Controlling Interrupts

The Linux Kernel provides us with a large family of architecture-dependent APIs to control the state of the interrupts on the machine. The most commonly used Interrupt Control methods are described below:

local_irq_disable() - Disables local interrupt delivery (local meaning only the current processor).
local_irq_enable() - Enables local interrupt delivery.
local_irq_save() - Saves and disables the current state of local interrupt delivery.
local_irq_restore() - Restores local interrupt delivery to the previously saved state.
disable_irq() - Disables the specified interrupt line across all the processors and ensures no handler on the line is still executing.
disable_irq_nosync() - Disables the specified interrupt line across all the processors.
enable_irq() - Enables the specified interrupt line across all the processors.
irqs_disabled() - Returns a non-zero value if local interrupt delivery is disabled; else, returns zero.
in_interrupt() - Returns a non-zero value if the kernel is in interrupt context; else, returns zero (basically returns a non-zero value if either the top half or bottom half is executing).
in_irq() - Returns a non-zero value if currently executing a handler; else, returns zero (basically returns a non-zero value if top half is executing; else, returns zero).

Conclusion

So, at the end of this write-up, one question remains: who holds the real power in this clockwork orchestra?

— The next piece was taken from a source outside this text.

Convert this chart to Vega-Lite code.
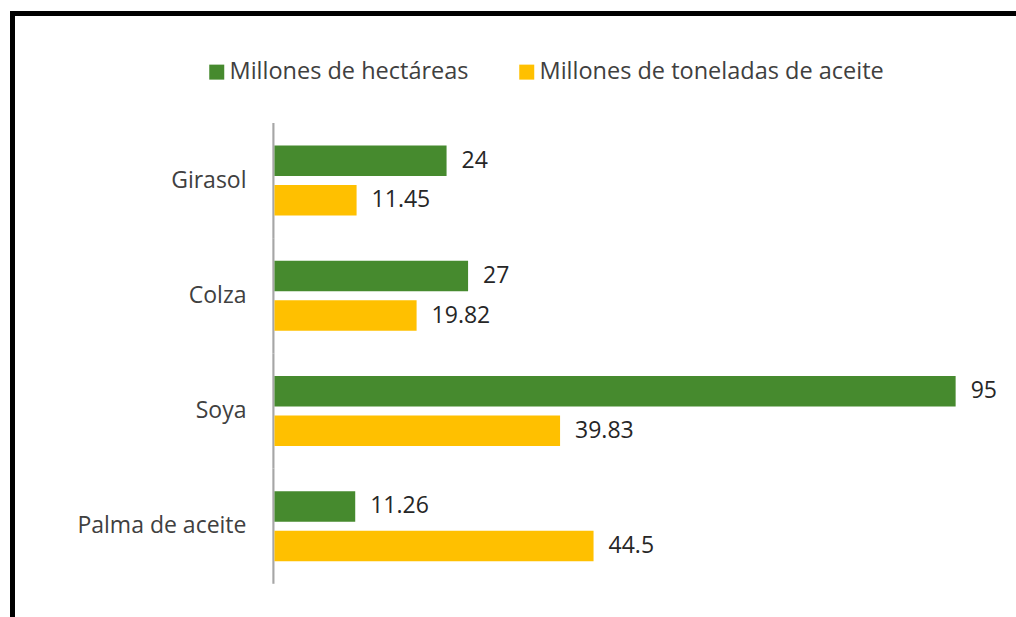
{
  "$schema": "https://vega.github.io/schema/vega-lite/v6.json",
  "width": 1004,
  "height": 604,
  "autosize": {"type": "none"},
  "padding": {"left": 12, "top": 13, "right": 0, "bottom": 0},
  "background": "white",
  "config": {
    "font": "Open Sans",
    "view": {"stroke": null}
  },
  "datasets": {
    "valores": [
      {"cultivo": "Girasol", "serie": "Millones de hectáreas", "valor": 24},
      {"cultivo": "Girasol", "serie": "Millones de toneladas de aceite", "valor": 11.45},
      {"cultivo": "Colza", "serie": "Millones de hectáreas", "valor": 27},
      {"cultivo": "Colza", "serie": "Millones de toneladas de aceite", "valor": 19.82},
      {"cultivo": "Soya", "serie": "Millones de hectáreas", "valor": 95},
      {"cultivo": "Soya", "serie": "Millones de toneladas de aceite", "valor": 39.83},
      {"cultivo": "Palma de aceite", "serie": "Millones de hectáreas", "valor": 11.26},
      {"cultivo": "Palma de aceite", "serie": "Millones de toneladas de aceite", "valor": 44.5}
    ],
    "cultivos": [
      {"cultivo": "Girasol"},
      {"cultivo": "Colza"},
      {"cultivo": "Soya"},
      {"cultivo": "Palma de aceite"}
    ]
  },
  "encoding": {
    "y": {
      "field": "cultivo",
      "type": "nominal",
      "sort": ["Girasol", "Colza", "Soya", "Palma de aceite"],
      "scale": {"paddingInner": 0, "paddingOuter": 0.6215, "align": 0.768},
      "axis": {
        "title": null,
        "orient": "left",
        "domain": true,
        "domainColor": "#000000",
        "domainWidth": 5,
        "domainCap": "square",
        "ticks": false,
        "tickSize": 0,
        "grid": false,
        "labelPadding": -234,
        "labelAlign": "right",
        "labelBaseline": "middle",
        "labelFontSize": 23,
        "labelColor": "#404040",
        "labelFont": "Open Sans"
      }
    }
  },
  "layer": [
    {
      "data": {"name": "cultivos"},
      "mark": {"type": "bar", "color": "#A6A6A6"},
      "encoding": {
        "x": {"datum": -0.3, "type": "quantitative"},
        "x2": {"datum": 0}
      }
    },
    {
      "data": {"name": "valores"},
      "mark": {"type": "bar"},
      "encoding": {
        "x": {
          "field": "valor",
          "type": "quantitative",
          "scale": {"domain": [-36.61, 103.42], "nice": false, "zero": false},
          "axis": {
            "orient": "top",
            "title": null,
            "labels": false,
            "ticks": false,
            "grid": false,
            "domain": true,
            "domainColor": "#000000",
            "domainWidth": 5,
            "domainCap": "square"
          }
        },
        "x2": {"datum": 0},
        "yOffset": {
          "field": "serie",
          "type": "nominal",
          "sort": ["Millones de hectáreas", "Millones de toneladas de aceite"],
          "scale": {"paddingInner": 0.228, "paddingOuter": 0.572}
        },
        "color": {
          "field": "serie",
          "type": "nominal",
          "scale": {
            "domain": ["Millones de hectáreas", "Millones de toneladas de aceite"],
            "range": ["#468A2E", "#FFC000"]
          },
          "legend": {
            "title": null,
            "orient": "none",
            "direction": "horizontal",
            "legendX": 193,
            "legendY": 47,
            "padding": 0,
            "symbolType": "square",
            "symbolSize": 225,
            "symbolStrokeWidth": 0,
            "labelFontSize": 23.5,
            "labelLimit": 0,
            "labelColor": "#404040",
            "labelFont": "Open Sans",
            "labelOffset": 1,
            "columnPadding": 46
          }
        }
      }
    },
    {
      "data": {"name": "valores"},
      "mark": {"type": "text", "align": "left", "baseline": "middle", "dx": 15, "fontSize": 23, "color": "#262626"},
      "encoding": {
        "x": {"field": "valor", "type": "quantitative"},
        "yOffset": {
          "field": "serie",
          "type": "nominal",
          "sort": ["Millones de hectáreas", "Millones de toneladas de aceite"]
        },
        "text": {"field": "valor", "type": "quantitative", "format": "~g"}
      }
    }
  ]
}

Is it the conductor, flawlessly wielding the baton of interrupts? Or are the users, demanding ever-increasing bandwidth, processing power, and instant gratification? Perhaps, like every great performance, the power lies not in a single entity but in the harmonious interplay between all the elements. So, the next time your keystroke registers instantly, your network streams seamlessly, and your coffee brews precisely on time, remember the silent heroes behind the scenes – the Linux Kernel’s interrupts, keeping the show running smoother than a maestro’s tuxedo.